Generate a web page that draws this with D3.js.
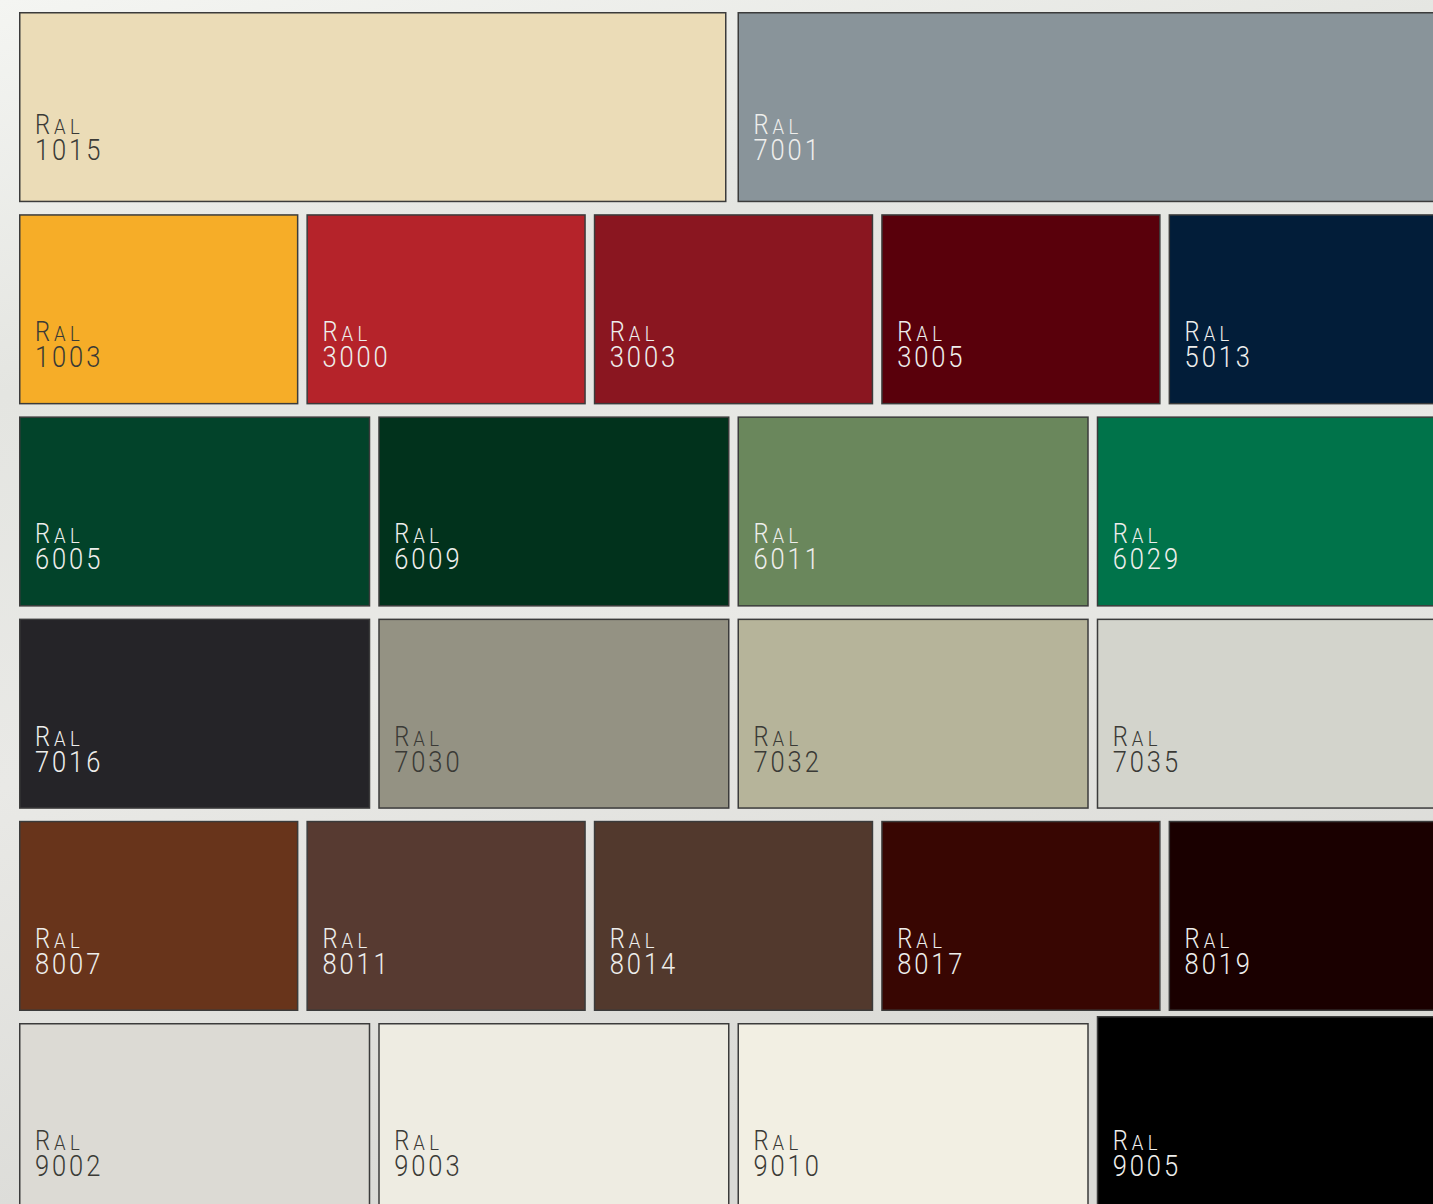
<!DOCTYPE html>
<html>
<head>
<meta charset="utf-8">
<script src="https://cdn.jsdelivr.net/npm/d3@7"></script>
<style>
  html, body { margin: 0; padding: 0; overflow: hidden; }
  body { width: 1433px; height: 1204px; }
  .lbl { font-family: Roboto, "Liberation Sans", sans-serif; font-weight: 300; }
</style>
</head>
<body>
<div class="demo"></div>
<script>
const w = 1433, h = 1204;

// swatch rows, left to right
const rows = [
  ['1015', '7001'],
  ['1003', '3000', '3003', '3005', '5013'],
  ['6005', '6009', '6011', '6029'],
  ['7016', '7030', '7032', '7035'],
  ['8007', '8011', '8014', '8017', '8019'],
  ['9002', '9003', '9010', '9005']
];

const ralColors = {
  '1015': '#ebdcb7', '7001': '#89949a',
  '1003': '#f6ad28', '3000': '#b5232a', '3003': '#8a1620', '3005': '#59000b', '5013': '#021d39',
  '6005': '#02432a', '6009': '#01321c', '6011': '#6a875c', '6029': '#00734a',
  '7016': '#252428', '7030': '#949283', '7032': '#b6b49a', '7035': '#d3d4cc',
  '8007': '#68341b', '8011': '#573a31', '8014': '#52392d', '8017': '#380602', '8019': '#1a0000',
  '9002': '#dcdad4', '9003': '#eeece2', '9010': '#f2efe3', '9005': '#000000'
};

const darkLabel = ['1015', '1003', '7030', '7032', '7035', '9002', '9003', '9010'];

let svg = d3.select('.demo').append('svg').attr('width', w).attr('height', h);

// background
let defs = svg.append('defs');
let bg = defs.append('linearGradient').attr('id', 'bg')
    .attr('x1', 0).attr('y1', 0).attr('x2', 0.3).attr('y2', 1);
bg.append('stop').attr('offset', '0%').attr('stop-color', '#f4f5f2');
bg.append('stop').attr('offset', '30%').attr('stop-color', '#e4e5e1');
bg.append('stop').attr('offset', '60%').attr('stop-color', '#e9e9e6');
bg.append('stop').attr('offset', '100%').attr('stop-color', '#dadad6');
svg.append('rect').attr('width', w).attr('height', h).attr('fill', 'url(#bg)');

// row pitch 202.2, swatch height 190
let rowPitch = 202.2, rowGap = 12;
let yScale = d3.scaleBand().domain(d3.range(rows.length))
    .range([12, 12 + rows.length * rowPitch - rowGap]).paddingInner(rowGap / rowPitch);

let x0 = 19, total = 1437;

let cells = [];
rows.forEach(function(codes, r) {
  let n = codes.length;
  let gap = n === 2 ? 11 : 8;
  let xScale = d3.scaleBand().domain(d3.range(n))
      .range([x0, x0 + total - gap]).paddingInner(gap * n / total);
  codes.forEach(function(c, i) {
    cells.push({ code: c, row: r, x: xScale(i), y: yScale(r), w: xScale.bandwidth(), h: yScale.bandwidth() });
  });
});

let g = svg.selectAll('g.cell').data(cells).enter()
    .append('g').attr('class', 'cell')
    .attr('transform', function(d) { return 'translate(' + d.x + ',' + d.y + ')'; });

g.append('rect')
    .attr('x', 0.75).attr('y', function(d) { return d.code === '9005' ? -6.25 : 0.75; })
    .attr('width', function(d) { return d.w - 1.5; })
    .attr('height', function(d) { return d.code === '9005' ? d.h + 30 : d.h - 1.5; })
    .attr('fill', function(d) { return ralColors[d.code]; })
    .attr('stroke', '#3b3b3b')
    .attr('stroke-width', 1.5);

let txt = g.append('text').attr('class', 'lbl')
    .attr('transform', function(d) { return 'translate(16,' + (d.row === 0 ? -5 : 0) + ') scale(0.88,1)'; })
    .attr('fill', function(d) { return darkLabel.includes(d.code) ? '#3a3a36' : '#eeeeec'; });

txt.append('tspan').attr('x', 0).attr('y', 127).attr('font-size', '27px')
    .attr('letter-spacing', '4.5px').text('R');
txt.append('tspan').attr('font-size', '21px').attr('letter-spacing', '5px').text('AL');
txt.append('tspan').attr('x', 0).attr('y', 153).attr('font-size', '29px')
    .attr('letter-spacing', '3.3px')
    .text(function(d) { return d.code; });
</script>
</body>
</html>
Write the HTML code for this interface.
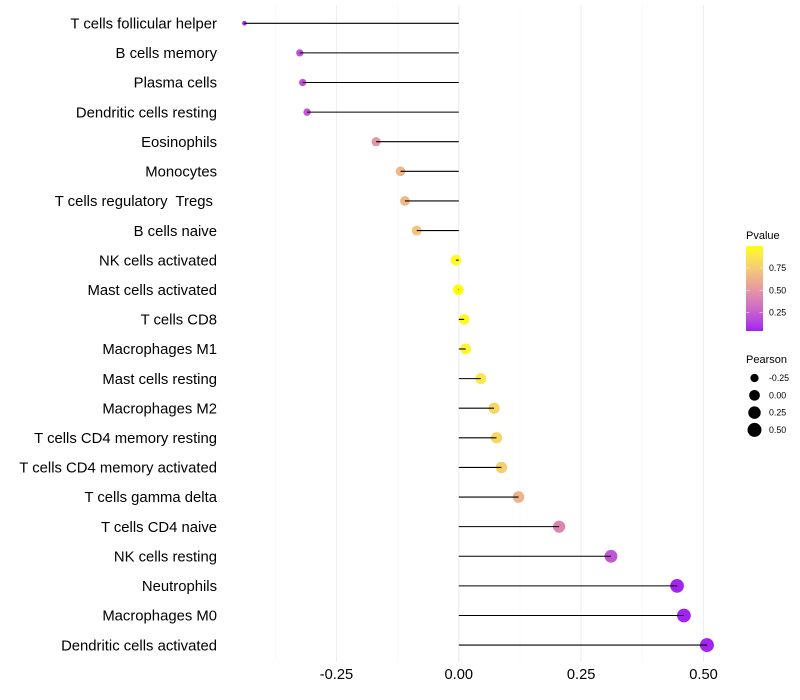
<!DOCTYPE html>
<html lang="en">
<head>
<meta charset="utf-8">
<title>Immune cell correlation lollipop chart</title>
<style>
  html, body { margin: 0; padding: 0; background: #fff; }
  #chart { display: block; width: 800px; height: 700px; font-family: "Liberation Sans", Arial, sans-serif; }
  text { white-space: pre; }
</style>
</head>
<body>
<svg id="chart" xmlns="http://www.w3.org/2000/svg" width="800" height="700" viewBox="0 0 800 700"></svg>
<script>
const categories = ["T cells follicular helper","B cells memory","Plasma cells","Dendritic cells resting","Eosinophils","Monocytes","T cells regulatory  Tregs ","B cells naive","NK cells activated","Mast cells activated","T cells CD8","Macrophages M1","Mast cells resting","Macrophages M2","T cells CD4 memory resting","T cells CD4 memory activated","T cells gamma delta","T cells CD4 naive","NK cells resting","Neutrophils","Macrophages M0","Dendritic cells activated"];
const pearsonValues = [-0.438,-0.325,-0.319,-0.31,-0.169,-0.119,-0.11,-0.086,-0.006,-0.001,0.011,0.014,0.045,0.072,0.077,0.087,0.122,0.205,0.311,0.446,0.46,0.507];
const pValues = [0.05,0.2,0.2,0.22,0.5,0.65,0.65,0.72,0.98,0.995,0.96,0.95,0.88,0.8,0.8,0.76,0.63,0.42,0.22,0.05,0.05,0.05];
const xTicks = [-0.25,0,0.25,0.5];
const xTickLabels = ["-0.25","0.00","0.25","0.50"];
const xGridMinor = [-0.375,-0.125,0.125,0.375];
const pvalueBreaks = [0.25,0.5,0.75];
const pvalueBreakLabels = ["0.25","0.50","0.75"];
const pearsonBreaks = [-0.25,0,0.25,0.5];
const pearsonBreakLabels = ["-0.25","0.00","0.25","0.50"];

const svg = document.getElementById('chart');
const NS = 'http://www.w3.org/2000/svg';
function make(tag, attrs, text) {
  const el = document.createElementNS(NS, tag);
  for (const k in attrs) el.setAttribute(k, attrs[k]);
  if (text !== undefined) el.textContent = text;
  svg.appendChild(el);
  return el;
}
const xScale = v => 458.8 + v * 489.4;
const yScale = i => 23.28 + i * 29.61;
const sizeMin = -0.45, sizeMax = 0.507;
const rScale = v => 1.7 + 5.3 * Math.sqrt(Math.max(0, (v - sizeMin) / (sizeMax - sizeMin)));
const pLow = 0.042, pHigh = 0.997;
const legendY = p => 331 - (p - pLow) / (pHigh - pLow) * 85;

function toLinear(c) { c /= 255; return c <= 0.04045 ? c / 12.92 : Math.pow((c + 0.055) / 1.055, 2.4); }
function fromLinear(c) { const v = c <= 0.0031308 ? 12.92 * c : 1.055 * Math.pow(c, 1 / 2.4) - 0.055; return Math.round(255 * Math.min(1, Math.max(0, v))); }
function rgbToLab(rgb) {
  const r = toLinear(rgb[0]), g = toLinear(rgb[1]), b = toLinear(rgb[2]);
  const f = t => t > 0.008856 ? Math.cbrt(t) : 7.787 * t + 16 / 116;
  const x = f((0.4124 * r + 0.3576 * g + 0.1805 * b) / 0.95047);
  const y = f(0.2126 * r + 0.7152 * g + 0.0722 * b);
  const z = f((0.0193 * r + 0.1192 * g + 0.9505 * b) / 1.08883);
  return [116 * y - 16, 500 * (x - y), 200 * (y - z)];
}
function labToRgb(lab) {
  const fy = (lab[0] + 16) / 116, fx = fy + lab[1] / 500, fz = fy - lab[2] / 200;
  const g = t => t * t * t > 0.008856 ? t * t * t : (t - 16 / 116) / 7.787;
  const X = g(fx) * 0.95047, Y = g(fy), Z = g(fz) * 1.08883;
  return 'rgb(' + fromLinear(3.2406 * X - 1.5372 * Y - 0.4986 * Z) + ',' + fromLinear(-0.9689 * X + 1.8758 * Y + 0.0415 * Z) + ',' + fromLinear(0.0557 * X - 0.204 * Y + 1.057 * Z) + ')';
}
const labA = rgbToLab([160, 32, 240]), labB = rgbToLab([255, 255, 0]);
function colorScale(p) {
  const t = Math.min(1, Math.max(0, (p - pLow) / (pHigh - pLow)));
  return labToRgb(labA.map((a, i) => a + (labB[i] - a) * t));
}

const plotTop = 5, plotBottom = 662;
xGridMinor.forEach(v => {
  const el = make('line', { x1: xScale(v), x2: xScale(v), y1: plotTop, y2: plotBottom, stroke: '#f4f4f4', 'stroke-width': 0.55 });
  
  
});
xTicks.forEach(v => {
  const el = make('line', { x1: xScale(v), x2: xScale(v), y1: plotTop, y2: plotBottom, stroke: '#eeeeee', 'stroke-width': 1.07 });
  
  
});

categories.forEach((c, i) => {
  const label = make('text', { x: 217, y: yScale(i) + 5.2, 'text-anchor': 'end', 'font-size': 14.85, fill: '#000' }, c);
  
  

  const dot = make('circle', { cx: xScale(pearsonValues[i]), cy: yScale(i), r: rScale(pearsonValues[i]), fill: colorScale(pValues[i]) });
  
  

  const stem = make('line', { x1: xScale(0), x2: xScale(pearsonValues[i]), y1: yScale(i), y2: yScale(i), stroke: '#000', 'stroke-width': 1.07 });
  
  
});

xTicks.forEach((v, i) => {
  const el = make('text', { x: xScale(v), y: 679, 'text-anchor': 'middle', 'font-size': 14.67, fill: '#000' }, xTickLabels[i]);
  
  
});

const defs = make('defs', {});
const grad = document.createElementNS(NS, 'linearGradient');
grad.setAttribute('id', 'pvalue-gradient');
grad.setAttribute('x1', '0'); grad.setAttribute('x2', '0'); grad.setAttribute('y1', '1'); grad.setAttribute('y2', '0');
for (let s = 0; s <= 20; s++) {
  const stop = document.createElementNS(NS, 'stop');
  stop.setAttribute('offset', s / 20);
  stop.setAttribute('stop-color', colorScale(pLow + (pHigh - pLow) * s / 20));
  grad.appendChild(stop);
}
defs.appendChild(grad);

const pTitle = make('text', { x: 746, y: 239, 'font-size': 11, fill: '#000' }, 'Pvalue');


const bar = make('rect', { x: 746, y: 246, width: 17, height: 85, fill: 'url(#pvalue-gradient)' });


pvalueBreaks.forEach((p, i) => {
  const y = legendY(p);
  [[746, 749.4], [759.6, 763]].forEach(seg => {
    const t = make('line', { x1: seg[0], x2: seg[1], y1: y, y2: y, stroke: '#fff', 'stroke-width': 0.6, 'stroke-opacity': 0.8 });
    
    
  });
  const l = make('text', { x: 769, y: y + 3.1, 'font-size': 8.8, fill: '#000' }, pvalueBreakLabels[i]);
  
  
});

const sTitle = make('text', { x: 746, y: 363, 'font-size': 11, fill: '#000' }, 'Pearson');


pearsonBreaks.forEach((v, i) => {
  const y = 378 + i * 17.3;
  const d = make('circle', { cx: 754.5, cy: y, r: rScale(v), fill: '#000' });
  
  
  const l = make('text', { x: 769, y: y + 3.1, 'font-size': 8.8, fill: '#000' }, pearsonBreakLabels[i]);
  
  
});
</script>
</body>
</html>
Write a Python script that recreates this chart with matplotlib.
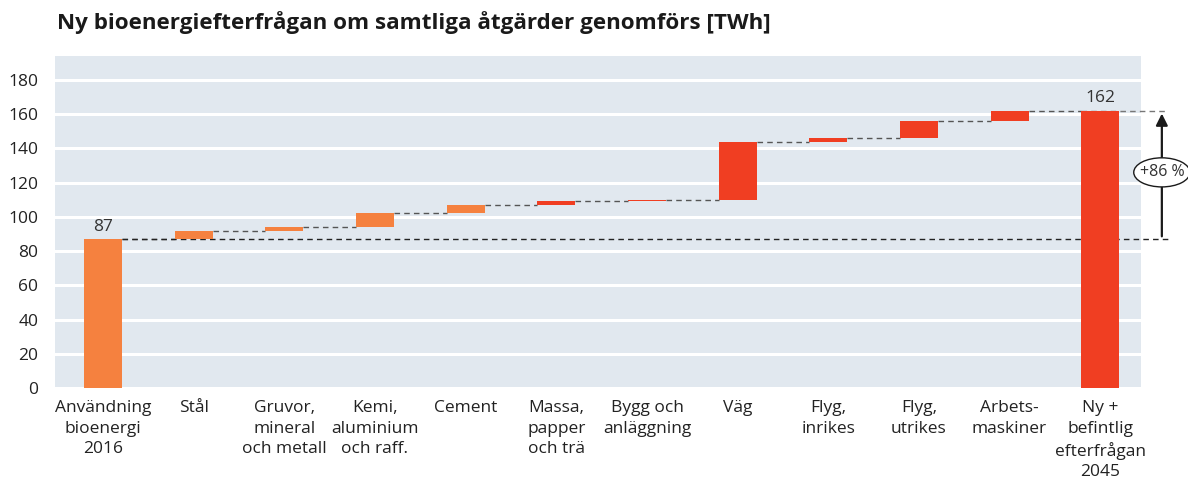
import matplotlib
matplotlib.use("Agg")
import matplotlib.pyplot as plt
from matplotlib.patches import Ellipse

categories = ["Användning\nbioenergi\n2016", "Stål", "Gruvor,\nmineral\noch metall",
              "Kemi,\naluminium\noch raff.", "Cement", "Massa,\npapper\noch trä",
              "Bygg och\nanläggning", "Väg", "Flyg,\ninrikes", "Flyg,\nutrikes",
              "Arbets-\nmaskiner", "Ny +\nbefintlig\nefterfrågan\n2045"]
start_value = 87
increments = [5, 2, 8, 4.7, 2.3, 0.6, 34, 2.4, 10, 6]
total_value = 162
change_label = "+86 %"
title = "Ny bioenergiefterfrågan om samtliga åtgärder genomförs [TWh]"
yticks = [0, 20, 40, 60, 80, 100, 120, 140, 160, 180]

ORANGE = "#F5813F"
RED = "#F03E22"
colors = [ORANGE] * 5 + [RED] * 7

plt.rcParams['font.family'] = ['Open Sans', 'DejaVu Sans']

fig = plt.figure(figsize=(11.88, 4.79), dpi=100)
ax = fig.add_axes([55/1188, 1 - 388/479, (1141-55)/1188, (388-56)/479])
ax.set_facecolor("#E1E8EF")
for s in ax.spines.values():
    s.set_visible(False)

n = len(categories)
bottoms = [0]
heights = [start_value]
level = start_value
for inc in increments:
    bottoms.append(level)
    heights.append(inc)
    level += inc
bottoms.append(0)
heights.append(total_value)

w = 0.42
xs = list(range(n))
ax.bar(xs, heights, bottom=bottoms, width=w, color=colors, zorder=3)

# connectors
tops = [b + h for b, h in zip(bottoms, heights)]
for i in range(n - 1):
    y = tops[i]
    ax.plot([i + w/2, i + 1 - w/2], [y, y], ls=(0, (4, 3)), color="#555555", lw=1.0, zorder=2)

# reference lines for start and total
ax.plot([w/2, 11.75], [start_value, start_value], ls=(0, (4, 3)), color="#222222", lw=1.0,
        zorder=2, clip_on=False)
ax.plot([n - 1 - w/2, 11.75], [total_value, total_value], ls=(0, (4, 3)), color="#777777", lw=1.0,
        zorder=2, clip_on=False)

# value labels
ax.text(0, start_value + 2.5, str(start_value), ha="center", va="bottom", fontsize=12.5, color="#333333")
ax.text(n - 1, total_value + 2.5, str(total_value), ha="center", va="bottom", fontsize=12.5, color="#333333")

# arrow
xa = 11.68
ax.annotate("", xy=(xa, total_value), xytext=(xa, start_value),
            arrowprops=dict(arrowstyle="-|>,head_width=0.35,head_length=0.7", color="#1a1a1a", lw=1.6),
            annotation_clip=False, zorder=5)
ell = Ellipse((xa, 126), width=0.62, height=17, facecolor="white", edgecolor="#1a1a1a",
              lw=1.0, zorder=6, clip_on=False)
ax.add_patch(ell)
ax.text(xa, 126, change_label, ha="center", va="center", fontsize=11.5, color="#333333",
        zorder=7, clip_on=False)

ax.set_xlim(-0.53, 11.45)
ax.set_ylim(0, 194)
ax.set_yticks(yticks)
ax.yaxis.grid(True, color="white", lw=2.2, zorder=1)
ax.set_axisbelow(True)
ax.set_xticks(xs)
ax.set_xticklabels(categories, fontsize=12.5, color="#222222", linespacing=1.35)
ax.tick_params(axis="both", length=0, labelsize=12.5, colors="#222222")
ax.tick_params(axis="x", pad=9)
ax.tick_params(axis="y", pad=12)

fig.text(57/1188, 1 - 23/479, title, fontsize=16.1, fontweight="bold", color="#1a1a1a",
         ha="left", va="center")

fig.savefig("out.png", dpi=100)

**WORK REQUIRED:** Identify each line holding the string "that", and copy it out.

**RESULT:**
Generate a web page that draws this with D3.js.
Write a Python script that recreates this chart with matplotlib.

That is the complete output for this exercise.